(name/syntax to be bikeshedded; In this post I use T as U as abbreviation of let x: T; x as U).
Currently the as operator used for casting does one of two things:
- Lossless, reliable conversion to a compatible type of same or larger size (e.g.
u32 as u64).
- Potentially lossy and dangerous truncation to a smaller type (e.g.
usize as u8).
The problem is that I often only want the first one, but I have no way of preventing the second case from unintentionally happening.
Although unexpected integer overflow is “safe” per Rust’s strict definition, it’s still a problem that can cause bugs, data loss and panics in Rust code, and cause memory safety issues when wrong values are passed through FFI.
For example usize as u32 is correct on 32-bit architectures, but on 64-bit architectures it will compile without warnings to code that may be subtly broken (and vice-versa with u64 as usize).

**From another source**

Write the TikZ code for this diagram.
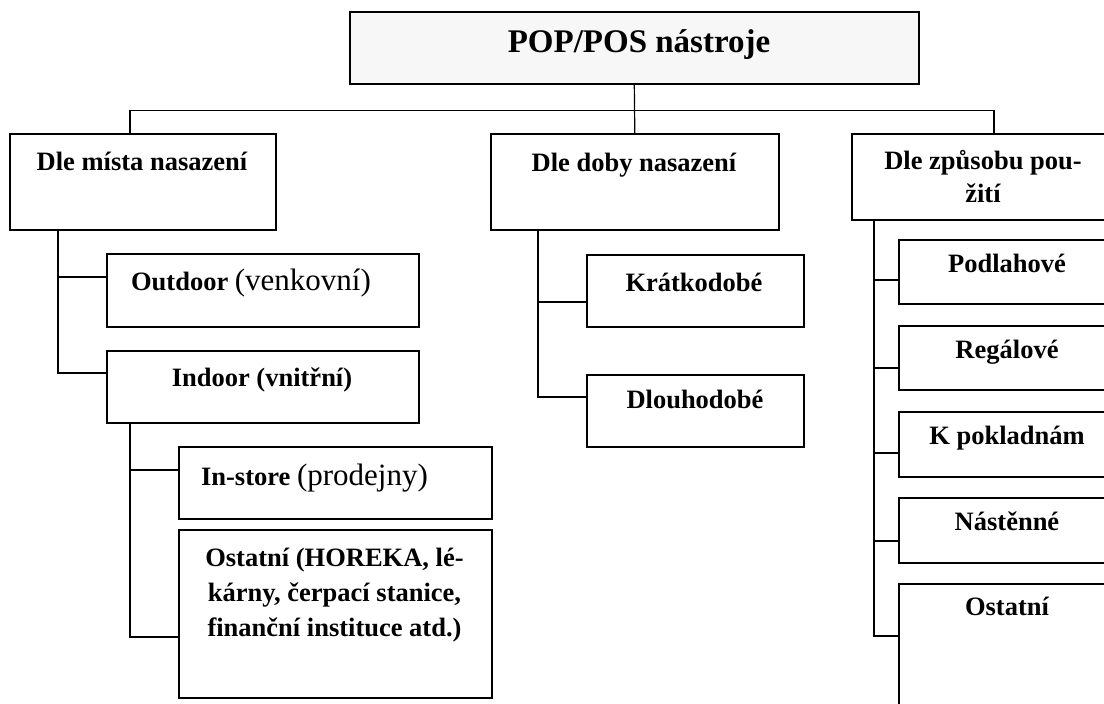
\documentclass[tikz,border=0pt]{standalone}
\usepackage{fontspec}
\setmainfont{Liberation Serif}
\begin{document}
\begin{tikzpicture}[x=1pt,y=-1pt,
  box/.style={draw=black, line width=1.6pt, inner sep=0pt, anchor=north west},
  wire/.style={draw=black, line width=1.2pt},
  lbl/.style={inner sep=0pt, anchor=base, font=\fontsize{26.5}{30}\selectfont\bfseries},
  ttl/.style={inner sep=0pt, anchor=base, font=\fontsize{33}{38}\selectfont\bfseries}]
\useasboundingbox (0,0) rectangle (1104,704);
\clip (0,0) rectangle (1104,704);

% root
\node[box, fill=black!3, minimum width=569pt, minimum height=72pt] (T) at (349,11) {};
\node[ttl] (Tt) at (639,52) {POP/POS nástroje};

% first level
\node[box, minimum width=266pt, minimum height=96pt] (L) at (9,133) {};
\node[lbl] (Lt) at (142,170) {Dle místa nasazení};
\node[box, minimum width=288pt, minimum height=96pt] (M) at (490,133) {};
\node[lbl] (Mt) at (634,171) {Dle doby nasazení};
\node[box, minimum width=264pt, minimum height=86pt] (R) at (851,133) {};
\node[lbl] (Rt1) at (983,169) {Dle způsobu pou-};
\node[lbl] (Rt2) at (983,202) {žití};

% place of use
\node[box, minimum width=312pt, minimum height=73pt] (Lo) at (106,253) {};
\node[lbl] (Lot) at (251,290) {Outdoor {\fontsize{31}{34}\selectfont\mdseries (venkovní)}};
\node[box, minimum width=312pt, minimum height=72pt] (Li) at (106,350) {};
\node[lbl] (Lit) at (262,386) {Indoor (vnitřní)};
\node[box, minimum width=313pt, minimum height=72pt] (Ls) at (178,446) {};
\node[lbl] (Lst) at (314.5,485) {In-store {\fontsize{31}{34}\selectfont\mdseries (prodejny)}};
\node[box, minimum width=313pt, minimum height=168pt] (Lx) at (178,529) {};
\node[lbl] (Lxt1) at (334.5,566) {Ostatní (HOREKA, lé-};
\node[lbl] (Lxt2) at (334.5,601) {kárny, čerpací stanice,};
\node[lbl] (Lxt3) at (334.5,636) {finanční instituce atd.)};

% duration
\node[box, minimum width=217pt, minimum height=72pt] (Mk) at (586,254) {};
\node[lbl] (Mkt) at (694,291) {Krátkodobé};
\node[box, minimum width=217pt, minimum height=72pt] (Md) at (586,374) {};
\node[lbl] (Mdt) at (695,408) {Dlouhodobé};

% way of use
\node[box, minimum width=217pt, minimum height=64pt] (Ra) at (898,239) {};
\node[lbl] (Rat) at (1007,272) {Podlahové};
\node[box, minimum width=217pt, minimum height=64pt] (Rb) at (898,325) {};
\node[lbl] (Rbt) at (1007,358) {Regálové};
\node[box, minimum width=217pt, minimum height=65pt] (Rc) at (898,411) {};
\node[lbl] (Rct) at (1007,444) {K pokladnám};
\node[box, minimum width=217pt, minimum height=65pt] (Rd) at (898,497) {};
\node[lbl] (Rdt) at (1007,530) {Nástěnné};
\node[box, minimum width=217pt, minimum height=130pt] (Re) at (898,583) {};
\node[lbl] (Ret) at (1007,615) {Ostatní};

% bus from the root to the three groups
\draw[wire] (T.south) -- (M.north);
\draw[wire] ([xshift=121pt]L.north west) |- ([yshift=-26pt]T.south) -| ([xshift=143pt]R.north west);

% branches: place of use
\draw[wire] ([yshift=-23pt]Li.north west) -| ([xshift=49pt]L.south west);
\draw[wire] ([yshift=-24pt]Lo.north west) -- ++(-48,0);
\draw[wire] ([yshift=-108pt]Lx.north west) -| ([xshift=24pt]Li.south west);
\draw[wire] ([yshift=-24pt]Ls.north west) -- ++(-48,0);

% branches: duration
\draw[wire] ([yshift=-23pt]Md.north west) -| ([xshift=48pt]M.south west);
\draw[wire] ([yshift=-48pt]Mk.north west) -- ++(-48,0);

% branches: way of use
\draw[wire] ([yshift=-53pt]Re.north west) -| ([xshift=23pt]R.south west);
\draw[wire] ([yshift=-41pt]Ra.north west) -- ++(-24,0);
\draw[wire] ([yshift=-43pt]Rb.north west) -- ++(-24,0);
\draw[wire] ([yshift=-42pt]Rc.north west) -- ++(-24,0);
\draw[wire] ([yshift=-44pt]Rd.north west) -- ++(-24,0);
\end{tikzpicture}
\end{document}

It’s easy to say “well, just be careful with types you cast”, but that’s not so easy in practice:
-
Sizes of aliased type names are non-obvious. How do you know whether somelibrary::Distance as usize is correct (lossless), on all platforms?
And you can’t know whether it’ll remain correct in v2.0 of the library (but the cast will, unfortunately, compile without warnings even when it becomes incorrect).
-
Size of usize and C types can vary, especially on architectures that I don’t test on 
I suppose all of my Rust code would compile on 16-bit platforms, but would fail miserably at runtime. I’d prefer it to fail to compile on some architectures if some uses of as that were lossless on 64-bit became lossy on the smaller architecture, as the compile errors would help reviewing and fixing the code.
For integers Rust has overflow-checked and wrapping variants. I think of current as operator as the wrapping variant of type conversion, and I’d like to have a variant that prevents unintentional overflows.